Stored data:
--- BEGIN ---

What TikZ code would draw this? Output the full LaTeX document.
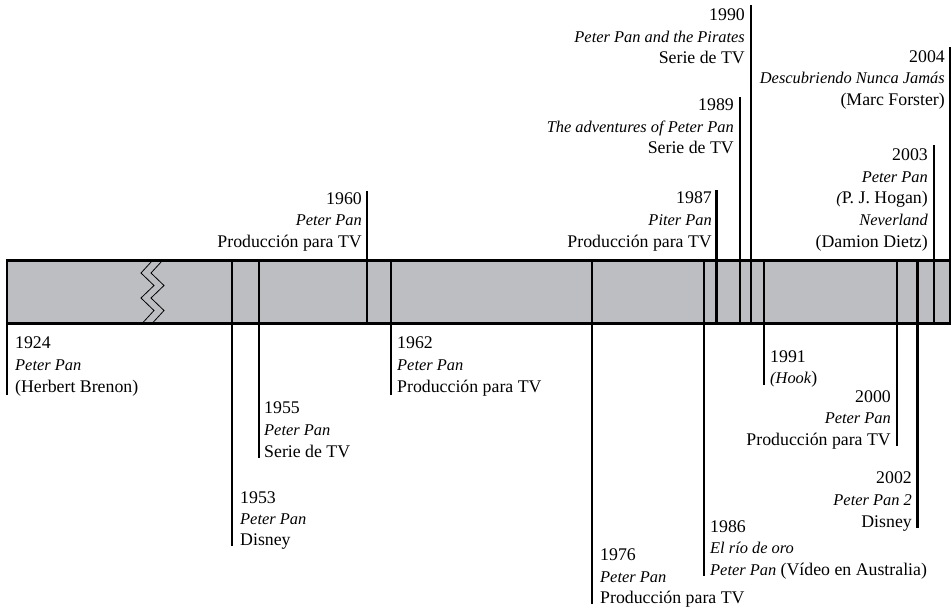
\documentclass[tikz,border=0pt]{standalone}
\usepackage{fontspec}
\setmainfont{Liberation Serif}
\definecolor{bandgray}{RGB}{189,190,193}
\newcommand\myit[1]{{\fontsize{16.4}{20}\selectfont\itshape #1}}
\begin{document}
\begin{tikzpicture}[x=1pt,y=-1pt,
  tick/.style={line width=2.4pt, black},
  zig/.style={line width=0.8pt, black},
  lbl/.style={inner sep=0pt, font=\fontsize{17.8}{21}\selectfont},
  lw/.style={lbl, anchor=base west},
  le/.style={lbl, anchor=base east}]
\useasboundingbox (0,0) rectangle (951,611);
% band
\fill[bandgray] (7,260.5) rectangle (950,323.5);
\draw[zig] (152,261) -- (141,273) -- (154,285.5) -- (141,298) -- (154,310.5) -- (143,322.5);
\draw[zig] (162,261) -- (151,273) -- (164,285.5) -- (151,298) -- (164,310.5) -- (153,322.5);
\draw[tick] (5.8,260.5) -- (951,260.5);
\draw[tick] (5.8,323.5) -- (951,323.5);
% ticks going down
\draw[tick] (7,260.5) -- (7,395);
\draw[tick] (232,260.5) -- (232,546);
\draw[tick] (259,260.5) -- (259,458);
\draw[tick] (391,260.5) -- (391,395);
\draw[tick] (592,260.5) -- (592,604);
\draw[tick] (704,260.5) -- (704,576);
\draw[tick] (764,260.5) -- (764,385);
\draw[tick] (897,260.5) -- (897,446);
\draw[tick] (917.5,260.5) -- (917.5,528);
% ticks going up
\draw[tick] (367,323.5) -- (367,191);
\draw[tick] (716.5,323.5) -- (716.5,190);
\draw[tick] (740,323.5) -- (740,97);
\draw[tick] (751,323.5) -- (751,5);
\draw[tick] (934,323.5) -- (934,145);
\draw[tick] (949.8,323.5) -- (949.8,47);
% labels below
\node[lw] (a1924) at (15,348) {1924};
\node[lw] (b1924) at (15,370) {\myit{Peter Pan}};
\node[lw] (c1924) at (15,392) {(Herbert Brenon)};
\node[lw] (a1955) at (264,413) {1955};
\node[lw] (b1955) at (264,435) {\myit{Peter Pan}};
\node[lw] (c1955) at (264,457) {Serie de TV};
\node[lw] (a1953) at (240,503) {1953};
\node[lw] (b1953) at (240,524) {\myit{Peter Pan}};
\node[lw] (c1953) at (240,545) {Disney};
\node[lw] (a1962) at (397,348) {1962};
\node[lw] (b1962) at (397,370) {\myit{Peter Pan}};
\node[lw] (c1962) at (397,392) {Producción para TV};
\node[lw] (a1976) at (600,560) {1976};
\node[lw] (b1976) at (600,582) {\myit{Peter Pan}};
\node[lw] (c1976) at (600,603) {Producción para TV};
\node[lw] (a1986) at (710,532) {1986};
\node[lw] (b1986) at (710,553) {\myit{El río de oro}};
\node[lw] (c1986) at (710,575) {\myit{Peter Pan} (Vídeo en Australia)};
\node[lw] (a1991) at (770,362) {1991};
\node[lw] (b1991) at (770,383) {\myit{(Hook\/})};
\node[le] (a2000) at (891,402) {2000};
\node[le] (b2000) at (891,423) {\myit{Peter Pan}};
\node[le] (c2000) at (891,445) {Producción para TV};
\node[le] (a2002) at (912,483) {2002};
\node[le] (b2002) at (912,505) {\myit{Peter Pan 2}};
\node[le] (c2002) at (912,527) {Disney};
% labels above
\node[le] (a1960) at (362,204) {1960};
\node[le] (b1960) at (362,225) {\myit{Peter Pan}};
\node[le] (c1960) at (362,247) {Producción para TV};
\node[le] (a1987) at (712,203) {1987};
\node[le] (b1987) at (712,225) {\myit{Piter Pan}};
\node[le] (c1987) at (712,247) {Producción para TV};
\node[le] (a1989) at (734,110) {1989};
\node[le] (b1989) at (734,132) {\myit{The adventures of Peter Pan}};
\node[le] (c1989) at (734,153) {Serie de TV};
\node[le] (a1990) at (745,20) {1990};
\node[le] (b1990) at (745,42) {\myit{Peter Pan and the Pirates}};
\node[le] (c1990) at (745,63) {Serie de TV};
\node[le] (a2004) at (945,62) {2004};
\node[le] (b2004) at (945,83) {\myit{Descubriendo Nunca Jamás}};
\node[le] (c2004) at (945,105) {(Marc Forster)};
\node[le] (a2003) at (928,160) {2003};
\node[le] (b2003) at (928,182) {\myit{Peter Pan}};
\node[le] (c2003) at (928,203) {\myit{(}P. J. Hogan)};
\node[le] (d2003) at (928,225) {\myit{Neverland}};
\node[le] (e2003) at (928,247) {(Damion Dietz)};
\end{tikzpicture}
\end{document}
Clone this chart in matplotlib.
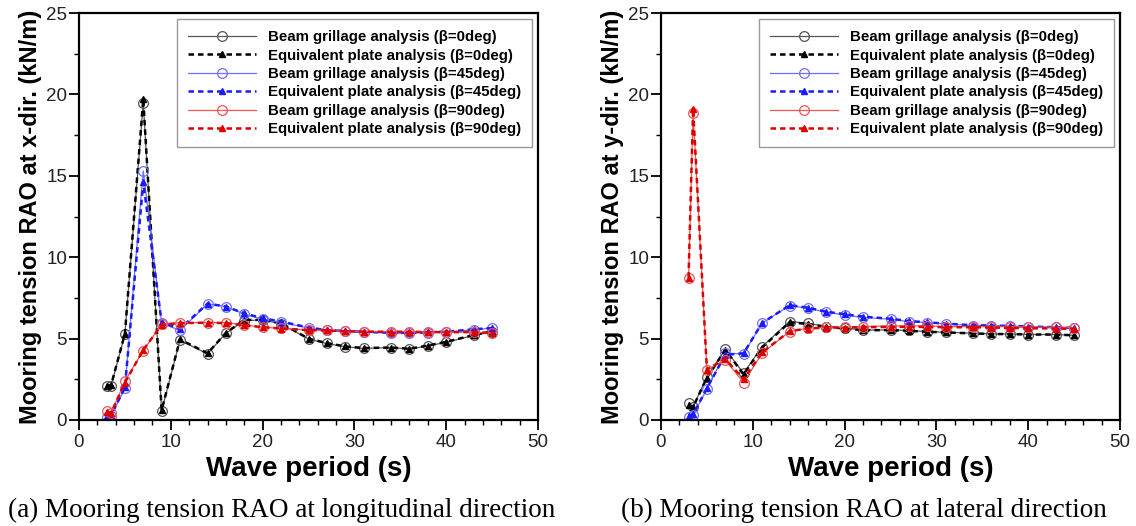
import matplotlib
matplotlib.use("Agg")
import matplotlib.pyplot as plt
from matplotlib.ticker import MultipleLocator

# ---------------- data ----------------
period = [3, 3.5, 5, 7, 9, 11, 14, 16, 18, 20, 22, 25, 27, 29, 31, 34, 36, 38, 40, 43, 45]

# (a) longitudinal (x-dir.)
a_beam_0 = [2.1, 2.1, 5.27, 19.5, 0.57, 4.9, 4.06, 5.33, 6.1, 6.15, 5.9, 4.98, 4.7, 4.5, 4.4, 4.45, 4.36, 4.55, 4.77, 5.2, 5.43]
a_plate_0 = [2.1, 2.15, 5.3, 19.7, 0.6, 4.95, 4.1, 5.35, 6.15, 6.15, 5.95, 5.0, 4.72, 4.52, 4.42, 4.45, 4.38, 4.57, 4.8, 5.22, 5.45]
a_beam_45 = [0.2, 0.25, 1.95, 15.3, 5.95, 5.5, 7.13, 6.97, 6.5, 6.2, 6.0, 5.65, 5.5, 5.45, 5.4, 5.33, 5.33, 5.37, 5.4, 5.55, 5.65]
a_plate_45 = [0.25, 0.3, 2.0, 14.6, 6.0, 5.6, 7.15, 6.97, 6.55, 6.25, 6.05, 5.68, 5.52, 5.47, 5.42, 5.36, 5.35, 5.39, 5.42, 5.57, 5.65]
a_beam_90 = [0.57, 0.4, 2.4, 4.26, 5.9, 5.98, 5.98, 5.98, 5.84, 5.7, 5.63, 5.53, 5.5, 5.45, 5.43, 5.43, 5.43, 5.4, 5.4, 5.39, 5.33]
a_plate_90 = [0.5, 0.45, 2.3, 4.3, 5.85, 5.95, 5.98, 5.95, 5.82, 5.7, 5.62, 5.52, 5.5, 5.45, 5.43, 5.42, 5.42, 5.4, 5.4, 5.4, 5.35]

# (b) lateral (y-dir.)
b_beam_0 = [1.02, 0.82, 2.66, 4.34, 2.87, 4.5, 6.05, 5.94, 5.74, 5.64, 5.53, 5.53, 5.5, 5.43, 5.39, 5.33, 5.29, 5.29, 5.25, 5.25, 5.2]
b_plate_0 = [0.95, 0.8, 2.6, 4.3, 2.8, 4.45, 6.0, 5.9, 5.72, 5.62, 5.52, 5.52, 5.48, 5.42, 5.38, 5.32, 5.28, 5.28, 5.25, 5.25, 5.2]
b_beam_45 = [0.2, 0.3, 1.9, 4.1, 4.06, 5.94, 7.03, 6.86, 6.62, 6.45, 6.3, 6.19, 6.05, 5.98, 5.9, 5.8, 5.8, 5.78, 5.74, 5.7, 5.66]
b_plate_45 = [0.25, 0.35, 1.95, 4.0, 4.1, 5.95, 7.05, 6.9, 6.65, 6.5, 6.35, 6.22, 6.08, 6.0, 5.92, 5.82, 5.8, 5.78, 5.74, 5.7, 5.66]
b_beam_90 = [8.75, 18.85, 3.07, 3.69, 2.3, 4.1, 5.43, 5.64, 5.7, 5.7, 5.74, 5.78, 5.78, 5.78, 5.74, 5.74, 5.74, 5.74, 5.7, 5.7, 5.68]
b_plate_90 = [8.75, 19.1, 3.1, 3.75, 2.5, 4.15, 5.45, 5.62, 5.68, 5.68, 5.7, 5.72, 5.72, 5.72, 5.7, 5.7, 5.68, 5.66, 5.64, 5.62, 5.6]

labels = ["Beam grillage analysis (\u03b2=0deg)",
          "Equivalent plate analysis (\u03b2=0deg)",
          "Beam grillage analysis (\u03b2=45deg)",
          "Equivalent plate analysis (\u03b2=45deg)",
          "Beam grillage analysis (\u03b2=90deg)",
          "Equivalent plate analysis (\u03b2=90deg)"]

ylabels = ["Mooring tension RAO at x-dir. (kN/m)", "Mooring tension RAO at y-dir. (kN/m)"]
captions = ["(a) Mooring tension RAO at longitudinal direction",
            "(b) Mooring tension RAO at lateral direction"]

plt.rcParams['font.family'] = ['Liberation Sans', 'DejaVu Sans']

fig = plt.figure(figsize=(11.36, 5.26), dpi=100)
axes = [fig.add_axes([79/1136, 106/526, 459/1136, 407/526]),
        fig.add_axes([661/1136, 106/526, 459/1136, 407/526])]

beam_colors = ['#555555', '#6f6fff', '#ee5555']
plate_colors = ['#000000', '#1a1aff', '#dd0000']

datasets = [
    [(a_beam_0, a_plate_0), (a_beam_45, a_plate_45), (a_beam_90, a_plate_90)],
    [(b_beam_0, b_plate_0), (b_beam_45, b_plate_45), (b_beam_90, b_plate_90)],
]

for ax, data, ylab, cap in zip(axes, datasets, ylabels, captions):
    handles = []
    for (beam, plate), bc, pc in zip(data, beam_colors, plate_colors):
        h1, = ax.plot(period, beam, color=bc, lw=0.9, marker='o', markersize=7,
                      markerfacecolor='none', markeredgecolor=bc, markeredgewidth=0.9)
        h2, = ax.plot(period, plate, color=pc, lw=1.8, ls=(0, (2.2, 1.6)), marker='^',
                      markersize=4, markerfacecolor=pc, markeredgecolor=pc)
        handles += [h1, h2]
    ax.set_xlim(0, 50)
    ax.set_ylim(0, 25)
    ax.xaxis.set_major_locator(MultipleLocator(10))
    ax.xaxis.set_minor_locator(MultipleLocator(2))
    ax.yaxis.set_major_locator(MultipleLocator(5))
    ax.yaxis.set_minor_locator(MultipleLocator(2.5))
    ax.tick_params(which='major', direction='out', length=7, width=1.3, labelsize=13.5,
                   pad=1.5, labelcolor='#222222')
    ax.tick_params(axis='x', which='major', pad=3)
    ax.tick_params(which='minor', direction='out', length=3.6, width=1.0)
    for s in ax.spines.values():
        s.set_linewidth(1.6)
    ax.set_xlabel("Wave period (s)", fontsize=20, fontweight='bold', labelpad=4)
    ax.set_ylabel(ylab, fontsize=17, fontweight='bold', labelpad=3)
    leg = ax.legend(handles, labels, loc='upper right', bbox_to_anchor=(0.987, 0.985),
                    borderaxespad=0, prop={'weight': 'bold', 'size': 10.8}, numpoints=1,
                    handlelength=4.5, handletextpad=0.8, labelspacing=0.29,
                    borderpad=0.75, fancybox=False, framealpha=1)
    leg.get_frame().set_edgecolor('#999999')
    leg.get_frame().set_linewidth(1.0)
    bb = ax.get_position()
    fig.text(bb.x0 + bb.width / 2 - 27/1136, 9/526, cap, ha='center', va='baseline',
             fontsize=19.5, family='Liberation Serif')

fig.savefig("out.png", dpi=100)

--- END ---

Written problem.
Pick out the part that begins with the line containing "Clone this chart in matplotlib." and finishes with the line containing "40, 43, 45]", both included. Restate it exactly, without images.

Written reply.
Clone this chart in matplotlib.
import matplotlib
matplotlib.use("Agg")
import matplotlib.pyplot as plt
from matplotlib.ticker import MultipleLocator

# ---------------- data ----------------
period = [3, 3.5, 5, 7, 9, 11, 14, 16, 18, 20, 22, 25, 27, 29, 31, 34, 36, 38, 40, 43, 45]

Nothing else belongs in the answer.